Particular attention should be paid to the Governance component, which is often underestimated. It is effective corporate governance that ensures the functioning of the entire ESG system. An independent compliance function, internal controls, transparent decision-making, management of conflicts of interest, the proper functioning of governing bodies, and effective internal whistleblowing mechanisms form the basis of trust for investors, government bodies, partners and customers alike.

International standards

The development of ESG compliance is increasingly based on international standards and best practices in corporate governance. Depending on the company’s sector of activity, such guidelines may include, in particular, ISO 37301 (Compliance Management Systems), ISO 37001 (Anti-Bribery Management Systems), the OECD Guidelines for Multinational Enterprises on Responsible Business Conduct, the UN Guiding Principles on Business and Human Rights, as well as other international recommendations on due diligence and risk management. Using such standards enables the development of a system that meets the expectations of international partners, investors and regulators.

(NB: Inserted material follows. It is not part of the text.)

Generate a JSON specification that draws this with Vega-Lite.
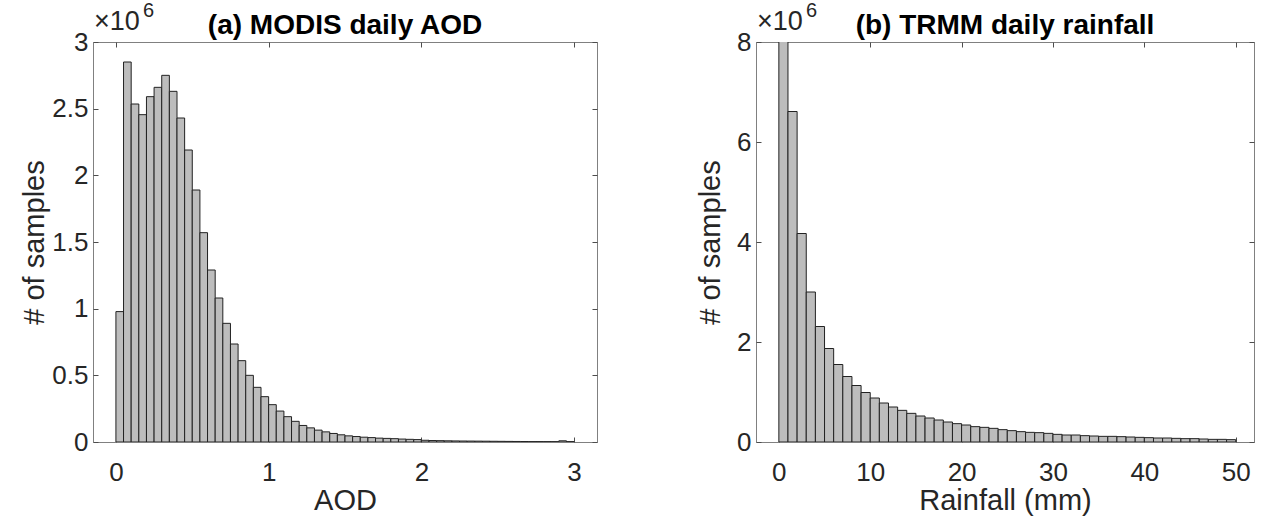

First steps and conclusions

So, where to start? Firstly, take stock of existing policies and procedures and assess which of these are actually effective and which exist only on paper as policies and declarations. Secondly, determine the scope of the system you specifically need, based on your markets, partners and the company’s plans. Thirdly, appoint a person in charge and elevate ESG to senior management level.

And most importantly, here’s what you should bear in mind. In the coming years, it will not be those who produce the most policies and reports who come out on top – the advantage will go to businesses that embed sustainability into their own business model. It is precisely this that builds trust with partners, makes the company more resilient and opens up access to new markets, investments and partnerships.